Plus, the interest you pay on loans secured by your home and used for a purpose other than to buy, build or improve your home is deductible for loans up to $100,000 ($50,000 if you're Married Filing Separately). The limit may be reduced depending on the market value of the home at the time you take out the loan. Use equity lines of credit wisely. If you fail to make the payments, you put your home at risk.

If your income meets the requirements and your state or local government issued you a mortgage certificate credit, you may be eligible to claim a credit (the mortgage interest credit) based on the amount of interest you paid. If you claim the credit, you must reduce your interest deduction by the amount of the credit.

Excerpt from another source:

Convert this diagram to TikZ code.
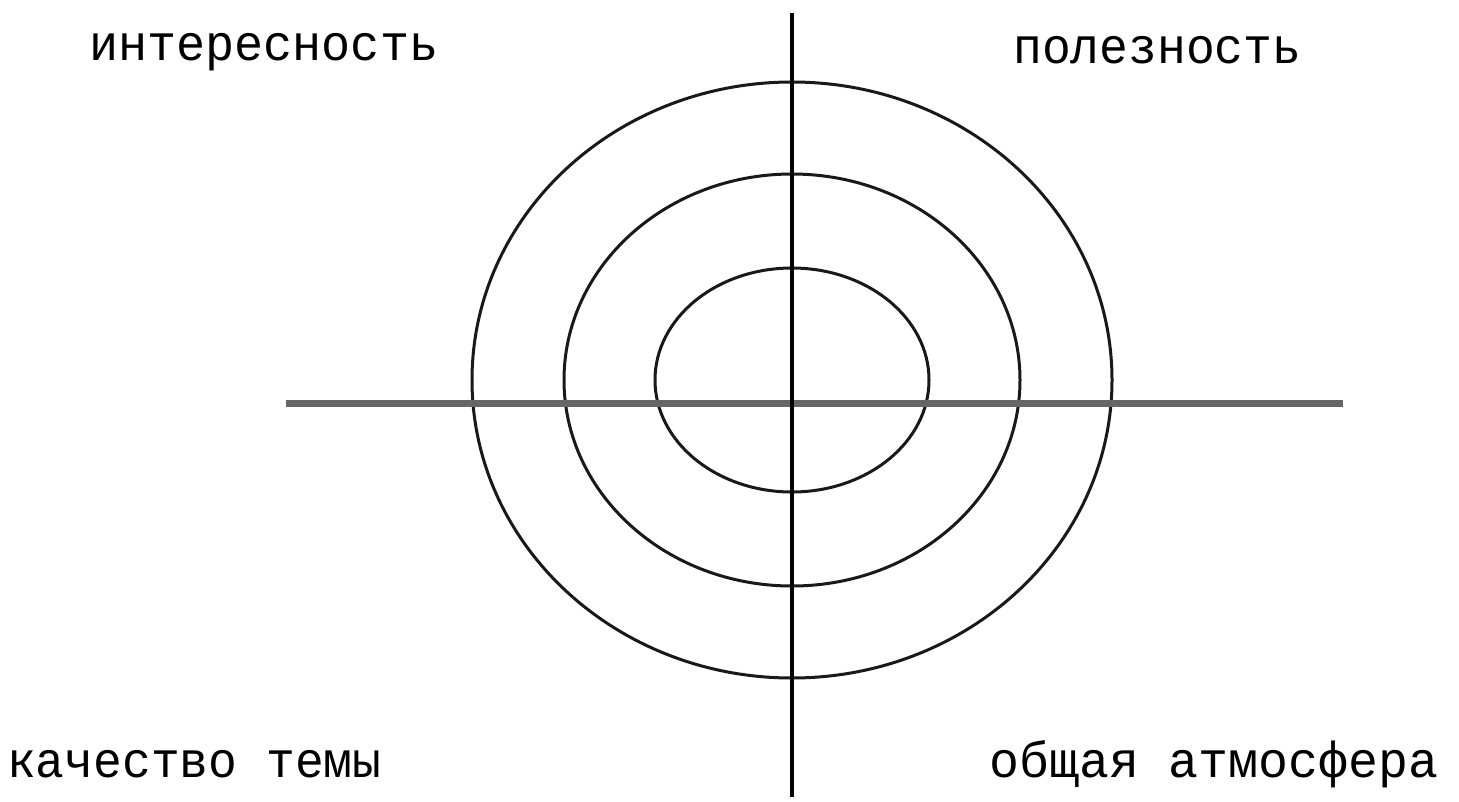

Deducting Loan Origination Fees

Finally, don't forget about points, also called loan origination fees. One point equals 1% of your loan. Points you pay (and even points the seller pays) when you purchase your home are generally deductible in full the year you pay them.

Alternatively, you may choose to amortize the points over the term of your mortgage. This choice is usually made only when your itemized deductions are less than the standard deduction for the year you bought the home.

Points paid to refinance a loan must be deducted over the term of the loan. If you deduct points over the term of the loan and sell the home or refinance it again before the loan expires, you can deduct in the year of the sale or refinancing any points that you didn't previously deduct.

Gaining on the Sale of Your Home

When you sell your home, the IRS allows you to exclude gain on the sale from taxable income, up to $250,000 ($500,000 if you're Married Filing Jointly and you both meet the use requirement).

You can claim the exclusion if you own and use the home as your main home for at least 2 years during the 5-year period ending on the date of sale. You may claim this exclusion only once in any 2-year period.

If you don't meet the 2-year requirement, you may be eligible to claim a reduced exclusion if you sell your home because of an "unforeseen circumstance," such as a change in employment or a divorce. A loss on the sale of your home, however, isn't deductible.